Investing.com - Crude oil prices gained in Asia on Thursday ahead of an end of week report on U.S> production trends.
Investors are looking ahead to Friday's report from industry research group Baker Hughes (NYSE:BHI), of the number of rigs drilling for oil in the U.S., which declined by seven last week to 638, snapping two weeks of gains.
On the New York Mercantile Exchange, WTI crude for September delivery rose 0.07% to $49.23 a barrel.
Overnight, WTI crude futures declined sharply on Tuesday to fall under $50 a barrel for the first time since early-April, amid an expected build in U.S. crude stockpiles last week.
On the Intercontinental Exchange (ICE), Brent crude for September delivery wavered between $56.16 and $57.09 a barrel, before settling at $56.20, down 0.89 or 1.57% on the session. The spread between the international and U.S. benchmarks of crude stood at $6.81, above a level of $6.19 at Tuesday's close.
In its weekly Petroleum Status Report, the U.S. Energy Information Administration (EIA) said U.S. crude inventories rose by 2.5 million barrels for the week ending on July 17. While analysts expected a draw of 2.2 million barrels last week, traders may have priced in a significant build after the American Petroleum Institute said on Tuesday that U.S. crude stockpiles had declined by 2.1 million barrels for the week.
Crude inventories nationwide are now at 463.9 million barrels the highest level at this time of year in at least 80 years. At the Cushing Oil Hub in Oklahoma, the main delivery point for NYMEX oil, its crude inventory increased by 813,000 last week, above expectations for a 300,000 build.
Even the slightest weekly build is viewed as bearish for crude, amid a glut of oversupply on global energy markets.
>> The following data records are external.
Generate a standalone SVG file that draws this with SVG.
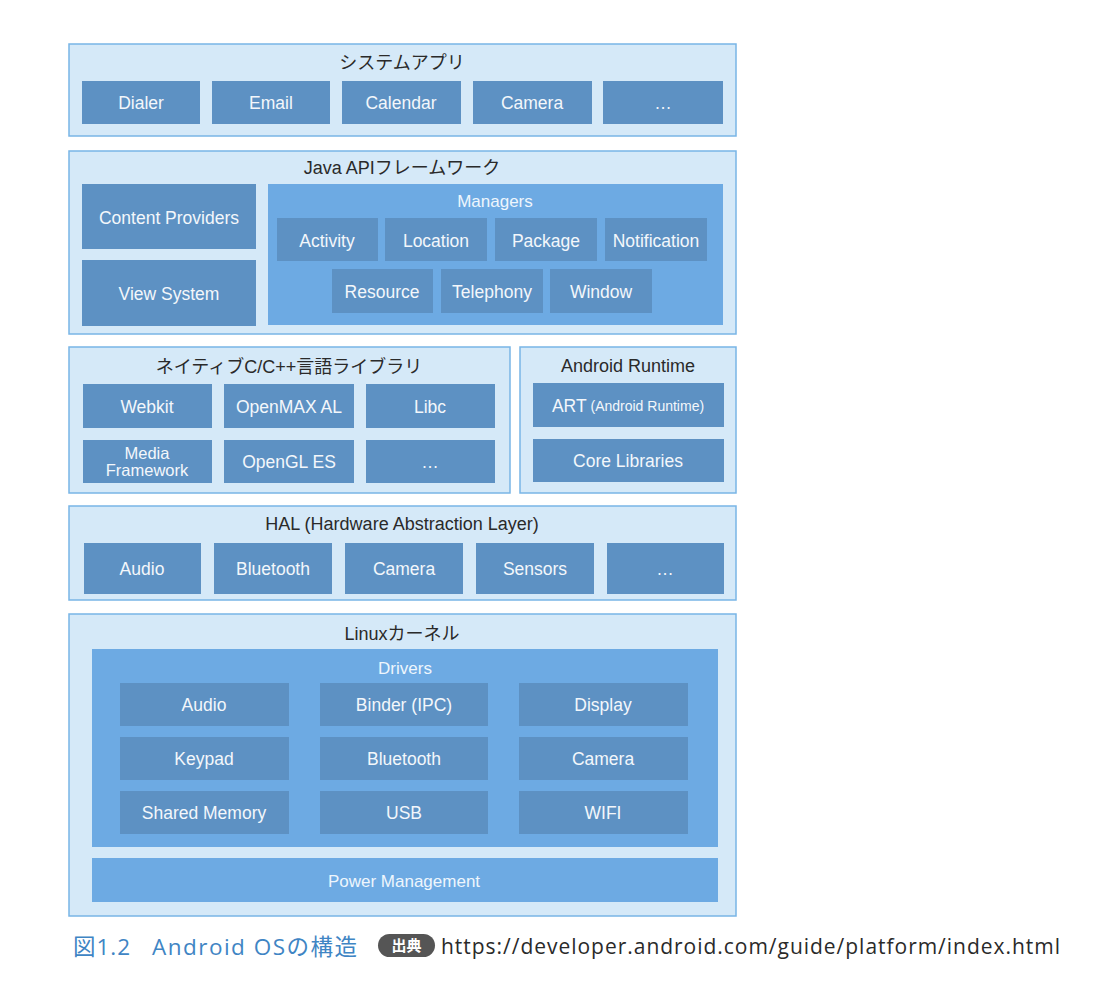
<svg xmlns="http://www.w3.org/2000/svg" width="1114" height="1002" viewBox="0 0 1114 1002">
<style>
.panel{fill:#d5e9f8;stroke:#78b5e6;stroke-width:1.5}
.box{fill:#5d91c3}
.grp{fill:#6daae3}
.t{font-family:"Liberation Sans","Noto Sans CJK JP",sans-serif;text-anchor:middle;dominant-baseline:central}
.title{font-size:18px;fill:#2a2a2a}
.lbl{font-size:17.5px;fill:#f3f7fb}
.sm{font-size:16.5px;fill:#f3f7fb}
.glbl{font-size:17px;fill:#eef6fd}
.cap{font-family:"Open Sans","Noto Sans CJK JP",sans-serif;font-size:22.5px;fill:#3f85c4}
</style>
<rect width="1114" height="1002" fill="#ffffff"/>

<g id="system-apps">
<rect class="panel" x="69" y="44" width="667" height="92"/>
<text class="t title" x="402" y="63">システムアプリ</text>
<g id="dialer"><rect class="box" x="82" y="81" width="118" height="43"/><text class="t lbl" x="141" y="103">Dialer</text></g>
<g id="email"><rect class="box" x="212" y="81" width="118" height="43"/><text class="t lbl" x="271" y="103">Email</text></g>
<g id="calendar"><rect class="box" x="342" y="81" width="119" height="43"/><text class="t lbl" x="401" y="103">Calendar</text></g>
<g id="camera-app"><rect class="box" x="473" y="81" width="119" height="43"/><text class="t lbl" x="532" y="103">Camera</text></g>
<g id="more-app"><rect class="box" x="603" y="81" width="120" height="43"/><text class="t lbl" x="663" y="103">…</text></g>
</g>

<g id="java-api">
<rect class="panel" x="69" y="151" width="667" height="183"/>
<text class="t title" x="402" y="168">Java APIフレームワーク</text>
<g id="content-providers"><rect class="box" x="82" y="184" width="174" height="65"/><text class="t lbl" x="169" y="218">Content Providers</text></g>
<g id="view-system"><rect class="box" x="82" y="260" width="174" height="66"/><text class="t lbl" x="169" y="294">View System</text></g>
<g id="managers">
<rect class="grp" x="268" y="184" width="455" height="141"/>
<text class="t glbl" x="495" y="201">Managers</text>
<g id="activity"><rect class="box" x="277" y="218" width="101" height="43"/><text class="t lbl" x="327" y="241">Activity</text></g>
<g id="location"><rect class="box" x="385" y="218" width="102" height="43"/><text class="t lbl" x="436" y="241">Location</text></g>
<g id="package"><rect class="box" x="495" y="218" width="102" height="43"/><text class="t lbl" x="546" y="241">Package</text></g>
<g id="notification"><rect class="box" x="605" y="218" width="102" height="43"/><text class="t lbl" x="656" y="241">Notification</text></g>
<g id="resource"><rect class="box" x="332" y="269" width="101" height="44"/><text class="t lbl" x="382" y="292">Resource</text></g>
<g id="telephony"><rect class="box" x="441" y="269" width="102" height="44"/><text class="t lbl" x="492" y="292">Telephony</text></g>
<g id="window"><rect class="box" x="550" y="269" width="102" height="44"/><text class="t lbl" x="601" y="292">Window</text></g>
</g>
</g>

<g id="native-libs">
<rect class="panel" x="69" y="347" width="441" height="146"/>
<text class="t title" x="289" y="367">ネイティブC/C++言語ライブラリ</text>
<g id="webkit"><rect class="box" x="83" y="384" width="129" height="44"/><text class="t lbl" x="147" y="407">Webkit</text></g>
<g id="openmax"><rect class="box" x="224" y="384" width="130" height="44"/><text class="t lbl" x="289" y="407">OpenMAX AL</text></g>
<g id="libc"><rect class="box" x="366" y="384" width="129" height="44"/><text class="t lbl" x="430" y="407">Libc</text></g>
<g id="media-framework"><rect class="box" x="83" y="440" width="129" height="43"/><text class="t sm" x="147" y="453">Media</text><text class="t sm" x="147" y="470">Framework</text></g>
<g id="opengl"><rect class="box" x="224" y="440" width="130" height="43"/><text class="t lbl" x="289" y="462">OpenGL ES</text></g>
<g id="more-native"><rect class="box" x="366" y="440" width="129" height="43"/><text class="t lbl" x="430" y="462">…</text></g>
</g>

<g id="android-runtime">
<rect class="panel" x="520" y="347" width="216" height="146"/>
<text class="t title" x="628" y="366">Android Runtime</text>
<g id="art"><rect class="box" x="533" y="383" width="191" height="44"/><text class="t lbl" x="628" y="406">ART<tspan font-size="14px"> (Android Runtime)</tspan></text></g>
<g id="core-libraries"><rect class="box" x="533" y="439" width="191" height="43"/><text class="t lbl" x="628" y="461">Core Libraries</text></g>
</g>

<g id="hal">
<rect class="panel" x="69" y="506" width="667" height="94"/>
<text class="t title" x="402" y="524">HAL (Hardware Abstraction Layer)</text>
<g id="hal-audio"><rect class="box" x="84" y="543" width="117" height="51"/><text class="t lbl" x="142" y="569">Audio</text></g>
<g id="hal-bluetooth"><rect class="box" x="214" y="543" width="118" height="51"/><text class="t lbl" x="273" y="569">Bluetooth</text></g>
<g id="hal-camera"><rect class="box" x="345" y="543" width="118" height="51"/><text class="t lbl" x="404" y="569">Camera</text></g>
<g id="hal-sensors"><rect class="box" x="476" y="543" width="118" height="51"/><text class="t lbl" x="535" y="569">Sensors</text></g>
<g id="hal-more"><rect class="box" x="607" y="543" width="117" height="51"/><text class="t lbl" x="665" y="569">…</text></g>
</g>

<g id="linux-kernel">
<rect class="panel" x="69" y="614" width="667" height="302"/>
<text class="t title" x="402" y="634">Linuxカーネル</text>
<g id="drivers">
<rect class="grp" x="92" y="649" width="626" height="198"/>
<text class="t glbl" x="405" y="668">Drivers</text>
<g id="drv-audio"><rect class="box" x="120" y="683" width="169" height="43"/><text class="t lbl" x="204" y="705">Audio</text></g>
<g id="drv-binder"><rect class="box" x="320" y="683" width="168" height="43"/><text class="t lbl" x="404" y="705">Binder (IPC)</text></g>
<g id="drv-display"><rect class="box" x="519" y="683" width="169" height="43"/><text class="t lbl" x="603" y="705">Display</text></g>
<g id="drv-keypad"><rect class="box" x="120" y="737" width="169" height="43"/><text class="t lbl" x="204" y="759">Keypad</text></g>
<g id="drv-bluetooth"><rect class="box" x="320" y="737" width="168" height="43"/><text class="t lbl" x="404" y="759">Bluetooth</text></g>
<g id="drv-camera"><rect class="box" x="519" y="737" width="169" height="43"/><text class="t lbl" x="603" y="759">Camera</text></g>
<g id="drv-shm"><rect class="box" x="120" y="791" width="169" height="43"/><text class="t lbl" x="204" y="813">Shared Memory</text></g>
<g id="drv-usb"><rect class="box" x="320" y="791" width="168" height="43"/><text class="t lbl" x="404" y="813">USB</text></g>
<g id="drv-wifi"><rect class="box" x="519" y="791" width="169" height="43"/><text class="t lbl" x="603" y="813">WIFI</text></g>
</g>
<g id="power-management"><rect class="grp" x="92" y="858" width="626" height="44"/><text class="t glbl" x="404" y="881">Power Management</text></g>
</g>

<g id="caption">
<text class="cap" x="73" y="955" textLength="57">図1.2</text>
<text class="cap" x="152" y="955" textLength="205">Android OSの構造</text>
<rect x="378" y="934" width="57" height="23" rx="11.5" fill="#555555"/>
<text font-family="'Noto Sans CJK JP',sans-serif" font-size="15px" font-weight="bold" fill="#ffffff" x="406.5" y="951" text-anchor="middle">出典</text>
<text font-family="'Open Sans','Noto Sans',sans-serif" font-size="21px" fill="#2a2a2a" x="441" y="954" textLength="619">https://developer.android.com/guide/platform/index.html</text>
</g>
</svg>
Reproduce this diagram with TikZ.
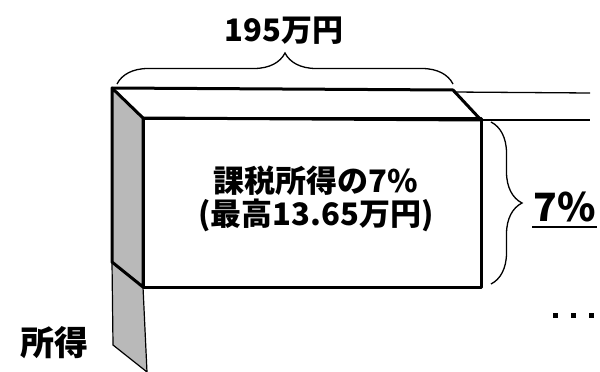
\documentclass[tikz,border=0pt]{standalone}
\usepackage{fontspec}
\setmainfont{Noto Sans CJK JP}
\usetikzlibrary{decorations.pathreplacing}
\begin{document}
\begin{tikzpicture}[x=1pt,y=-1pt,
  edge/.style={line width=3pt, line join=round},
  panel/.style={fill=gray!55},
  thin/.style={line width=1.3pt},
  bracestyle/.style={line width=1.3pt, decorate, decoration={brace, amplitude=#1}},
  lbl/.style={inner sep=0pt, font=\fontsize{#1}{#1}\selectfont\bfseries}]
\useasboundingbox (0,0) rectangle (600,372);
% corners
\coordinate (tl) at (112,88);
\coordinate (tr) at (453,90);
\coordinate (ftl) at (143,118);
\coordinate (ftr) at (481,120);
\coordinate (fbl) at (143,287);
\coordinate (fbr) at (481,287);
\coordinate (sbl) at (112,262);
\coordinate (lbl) at (113,345);
\coordinate (lbr) at (147,372);
\coordinate (e1) at (590,93);
\coordinate (e2) at (590,120);
% lower shaded panel
\draw[panel, line width=1.2pt] (sbl) -- (fbl) -- (lbr) -- (lbl) -- cycle;
% left side face
\draw[panel, edge] (tl) -- (ftl) -- (fbl) -- (sbl) -- cycle;
% top face
\draw[edge] (tl) -- (tr) -- (ftr) -- (ftl);
% front face
\draw[edge] (ftl) rectangle (fbr);
% extension lines
\draw[thin] (tr) ++(0,2) -- (e1);
\draw[thin] (ftr) -- (e2);
% braces
\coordinate (b1) at (117,84);
\coordinate (b2) at (453,84);
\draw[bracestyle=31] (b1) -- (b2);
\coordinate (c1) at (491,122);
\coordinate (c2) at (491,284);
\draw[bracestyle=31] (c1) -- (c2);
% texts
\node[lbl=31] (width) at (284,31) {195万円};
\node[lbl=31, align=center] (inner) at (316,199) {課税所得の7\%\\[2pt](最高13.65万円)};
\node[lbl=34] (inc) at (54,343) {所得};
\node[lbl=39] (pct) at (565,207) {7\%};
\draw[line width=2pt] (532,227) -- (597,227);
% dots
\foreach \x in {555,573,591} \fill (\x-2.5,312.5) rectangle (\x+2.5,317.5);
\end{tikzpicture}
\end{document}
Although U.S. crude inventories have declined steadily in recent weeks the trend is likely to level off, as the peak of the U.S. driving season nears an end.
Gasoline production increased last week, as refineries operated at 95.5% of their operable capacity. Opec triggered an extended battle for global market share last November by keeping its production ceiling above 30 million barrels per day. While the world's largest oil cartel reportedly employed the strategy in an effort to undercut U.S. shale producers, U.S. crude output has remained near 40 year-highs over the last several months. Last week, U.S. production fell slightly by 4,000 barrels per day to 9.558 million bpd.
Elsewhere, U.S. House of Representatives speaker John Boehner (R, Ohio) insisted he will do "everything possible," to stop U.S. president Barack Obama's comprehensive nuclear deal with Iran, as Congress began its 60-day review of last week's agreement on Wednesday. Iran could double its export level to approximately 2 million bpd over the next year if severe economic sanctions are lifted by Western powers. The outflow of Iranian oil could depress prices in a market already saturated by oversupply.